Lee Lewis (the Director) and Michael Scott-Mitchell, the Designer, taking their cue from the writer have not set HONOUR in “ literal locations on the stage.” Ms Murray-Smith goes on, “The fluidity of speech, relationships and ideas in the play suggests an abstract, neutral design through which characters float, rather than become attached to or ‘clothed’ in their own context.” The resultant collaboration in this case is a white picture-frame, white brick, side-walled open space, that has horizontal lines across the lower downstage floor leading to a four stepped rise to the back area; a ‘pergola’ of raw wooden posts and ‘roof’’ dominating the inner, downstage area. It has an architectural aesthetic, that suggests comfort even wealth. There is no furniture and next to no props are used. The Lighting Design (Damien Cooper) is empathetic and generally broad. The stage is too large, really, for the intimate nature of the action of the play. Often in scenes that are mostly two, or occasionally three handed, the actors appear diminished in all that white space. A tendency, from the actors, obviously approved by the director, to hang about and hug the posts, on the sides of the set, fleeing the centre, unintentionally, perhaps, demands that the visual spacing and activities of the characters has ‘meaning’. I, sometimes, became distracted in trying to fathom that. The Composition of the piano scene score, Paul Charlier was very apt and easy.

All four actors are really in top form and play intimately and confidently with each other in an attentive and ‘racy’ style. The hesitations, repeats and overlapping demanded in the writing is technically demanding (sometimes overly stylistically repetitive – drawing attention to itself) and this company’s confidence in playing the ‘music score ‘ of the text is sublime, to participate in.

Yael Stone as the deeply shocked and emotionally immature daughter, Sophie, is quite marvellous (a little, overly twitchy), but the skill to burst into the equation of the established trio (a third of a way into the play) and impact with another, and surprise viewpoint, and attach us to the character’s dilemma, so quickly, is much to be admired.

Paula Arundell as Claudia, the intellectually questing, unknowing marauder, with an under developed emotional life, lacking a sense of the consequence of actions, only to be bought to comprehension when the world of others is wrecked and unable to be repaired, is physically lissom, vocally smoky in a sexy mezzo sound, with all the tension-electric exploration of a mind in learning action. Is there anything as seductive or mesmeric as a young sexy body with an active quick mind attached? Certainly in the creative hands of Ms Arundell there is no doubt that she is a fatal attraction for any she sets her target on.

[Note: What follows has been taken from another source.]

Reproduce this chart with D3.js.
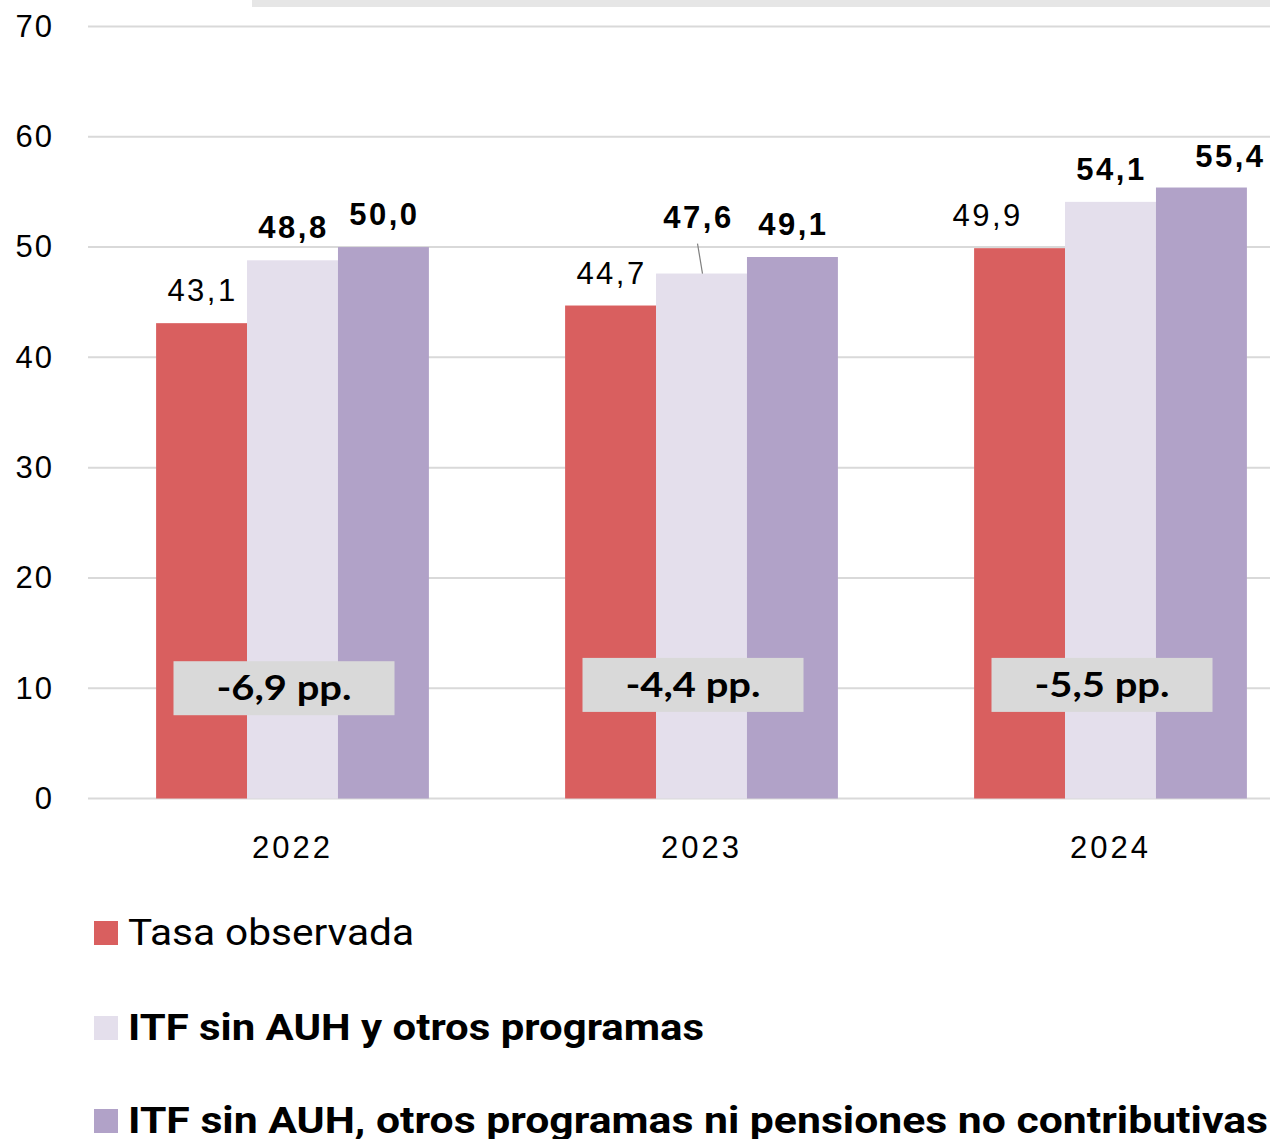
<!DOCTYPE html>
<html>
<head>
<meta charset="utf-8">
<script src="https://cdn.jsdelivr.net/npm/d3@7.9.0/dist/d3.min.js"></script>
<style>
  html, body { margin: 0; padding: 0; background: #fff; }
  svg { display: block; }
</style>
</head>
<body>
<svg id="chart" width="1270" height="1139"></svg>
<script>
// Data
const years = ['2022', '2023', '2024'];
const seriesNames = [
  'Tasa observada',
  'ITF sin AUH y otros programas',
  'ITF sin AUH, otros programas ni pensiones no contributivas'
];
const tasaObservada = [43.1, 44.7, 49.9];
const sinAuhOtros = [48.8, 47.6, 54.1];
const sinAuhOtrosPensiones = [50.0, 49.1, 55.4];
const gapLabels = ['-6,9 pp.', '-4,4 pp.', '-5,5 pp.'];
const yTicks = [0, 10, 20, 30, 40, 50, 60, 70];

const colors = ['#D95F5F', '#E4DFEC', '#B1A2C8'];
const boldLabel = [false, true, true];

const svg = d3.select('#chart');
const fmt = v => v.toFixed(1).replace('.', ',');
const font = 'Liberation Sans, Arial, sans-serif';

const y = d3.scaleLinear().domain([0, 70]).range([798.5, 26.5]);
const x0 = d3.scaleBand().domain(years).range([88, 1315])
  .paddingInner(0.333).paddingOuter(0.1665);
const x1 = d3.scaleBand().domain(d3.range(3)).range([0, x0.bandwidth()]);

const series = [tasaObservada, sinAuhOtros, sinAuhOtrosPensiones];

// grey strip at the very top (cut off title box)
svg.append('rect').attr('x', 252).attr('y', 0).attr('width', 1018).attr('height', 7)
  .attr('fill', '#E6E6E6');

// gridlines
svg.append('g').selectAll('line').data(yTicks).join('line')
  .attr('x1', 88).attr('x2', 1270)
  .attr('y1', d => y(d)).attr('y2', d => y(d))
  .attr('stroke', '#D9D9D9').attr('stroke-width', 2);

// y axis labels
const yAxis = svg.append('g').attr('transform', 'translate(54,0)')
  .call(d3.axisLeft(y).tickValues(yTicks).tickSize(0).tickPadding(0));
yAxis.select('.domain').remove();
yAxis.selectAll('text')
  .attr('font-family', font)
  .attr('font-size', 31).attr('letter-spacing', 2).attr('fill', '#000');

// bars
const groups = svg.append('g').selectAll('g').data(years).join('g')
  .attr('transform', d => `translate(${x0(d)},0)`);

groups.selectAll('rect').data((d, i) => series.map((s, k) => ({ k, v: s[i] }))).join('rect')
  .attr('x', d => x1(d.k)).attr('width', x1.bandwidth())
  .attr('y', d => y(d.v)).attr('height', d => y(0) - y(d.v))
  .attr('fill', d => colors[d.k]);

// value labels (with small manual offsets as in the original)
const labelDx = [[0, 0, 0], [0, -4, 0], [-33, 0, 28]];
const labelDy = [[-22, -22, -22], [-22, -46, -22], [-22, -22, -21]];
groups.each(function (yr, i) {
  const g = d3.select(this);
  series.forEach((s, k) => {
    const cx = x1(k) + x1.bandwidth() / 2 + labelDx[i][k] + 1;
    g.append('text')
      .attr('x', cx).attr('y', y(s[i]) + labelDy[i][k])
      .attr('text-anchor', 'middle')
      .attr('font-family', font)
      .attr('font-size', 31)
      .attr('letter-spacing', 2.5)
      .attr('font-weight', boldLabel[k] ? 'bold' : 'normal')
      .attr('fill', '#000')
      .text(fmt(s[i]));
  });
});

// leader line for 2023 middle label
{
  const cx = x0('2023') + x1(1) + x1.bandwidth() / 2;
  svg.append('line')
    .attr('x1', cx - 4).attr('y1', y(sinAuhOtros[1]) - 30)
    .attr('x2', cx + 1).attr('y2', y(sinAuhOtros[1]))
    .attr('stroke', '#7F7F7F').attr('stroke-width', 1.2);
}

// gap boxes
const boxValue = [10, 10.3, 10.3];
groups.each(function (yr, i) {
  const g = d3.select(this);
  const cx = x0.bandwidth() / 2 - 8.5;
  const cy = y(boxValue[i]);
  g.append('rect').attr('x', cx - 110.5).attr('y', cy - 27)
    .attr('width', 221).attr('height', 54).attr('fill', '#D9D9D9');
  g.append('text').attr('x', cx).attr('y', cy + 12)
    .attr('text-anchor', 'middle')
    .attr('font-family', 'Lato, "DejaVu Sans", sans-serif')
    .attr('font-weight', 'bold').attr('font-size', 34)
    .attr('textLength', 135).attr('lengthAdjust', 'spacingAndGlyphs')
    .attr('fill', '#000')
    .text(gapLabels[i]);
});

// x axis labels
const xAxis = svg.append('g').attr('transform', `translate(0,${y(0)})`)
  .call(d3.axisBottom(x0).tickSize(0).tickPadding(0));
xAxis.select('.domain').remove();
xAxis.selectAll('text')
  .attr('font-family', font)
  .attr('font-size', 31).attr('letter-spacing', 3).attr('fill', '#000')
  .attr('dy', null).attr('y', 59);

// legend
const legendY = [945, 1040, 1133];
const legendW = [286, 576, 1140];
const legend = svg.append('g').selectAll('g').data(seriesNames).join('g')
  .attr('transform', (d, i) => `translate(94,${legendY[i]})`);
legend.append('rect').attr('x', 0).attr('y', -24).attr('width', 24).attr('height', 24)
  .attr('fill', (d, i) => colors[i]);
legend.append('text').attr('x', 34).attr('y', 0)
  .attr('font-family', '"Liberation Sans Narrow", Roboto, sans-serif')
  .attr('font-size', 37)
  .attr('font-weight', (d, i) => i === 0 ? 'normal' : 'bold')
  .attr('textLength', (d, i) => legendW[i])
  .attr('lengthAdjust', 'spacingAndGlyphs')
  .attr('fill', '#000')
  .text(d => d);
</script>
</body>
</html>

Poor George, played penetratingly by Mr Zappa, does not have a chance, and inevitably will be attracted and wrecked on the ‘rocks’ that this siren calls from. The blundering blindness, from the glare of Ms Arndell’s Claudia, right through to his clumsy and inept declaration and engagement in separation from with his wife of 32 years, to the pathetic self revelation that he has been foolish and a dupe to the arrow of Eros which he thought was Cupid is not only hugely comic but deeply moving. Mr Zappa delivers the facets of a foolish older man who reaches for the flash of a revived ‘youth’, only to fall back nakedly revealed as mortal and fated to old age alone, brilliantly, sadly.

But best and most delicious of all was Wendy Hughes, in a welcome return to the stage in Sydney, as the dishonoured Honour. From the cosiness of a successful life to the near devastating betrayal by a duplicitous and pathetic lover/husband to the gradual muscular development into reclaiming a life for herself, fighting with at first, unpractised attack, until the later growth matures into a newly independent woman, exercising her new sense of complete self-hood, powerfully and almost unequivocally in the last lines of the play, is wonderful to register. This is resplendent artistry, worthy to be celebrated in its accuracy and growing confidence.

This is not, necessarily, a world shattering piece of writing (Think of Albee’s THE GOAT, or WHO IS SYLVIA?) but it is very, very good entertainment and theatre, and in this production eclipses the aforementioned Yasmina Reza play that has whirled around the world in admiring productions. It is worth catching. The acting is terrific.

2 replies to “Honour”

  1. Yes, a good production and excellent acting, especially Wendy Hughes, who used her voice almost musically, and found interesting rhythms, while Paula Arundel tended to stay on one level throughout. Always great to see Bill Zappa, a wonderful presence on stage. But the text – I was bored. May as well have bought a few issues of Woman's Day and a book on pop-psychology … which was exactly what I thought when I saw the play the first time around. But this is a better production, very good set and use of the space, by designer and by the production

  2. Not a day has passed since I saw "Honour" that I have not thought of the face of Wendy Hughes , her face a battleground of startled emotions, as she registered the news of her husband's decision to leave her. How many times have we witnessed or even experienced something of the kind? It didn't matter ; it was as if we were understanding the dimensions of pain – betrayal and disbeleief and need and wounded pride -for the first time. Maybe this is what Nick Carroway in "Gatsby" meant by a "priveleged glimpose of the human heart.'.
    Paula Arundel , William Zappa and Yael Stone met Ms Hughes on the same high plain of achievement – Ms Stone particularly memorable in the scene where she goes to her father's mistress intent on shaming her , and discovers the helplessness of her desperate need.
    My attention never wavered . Congratulations are surely due to Lee Lewis.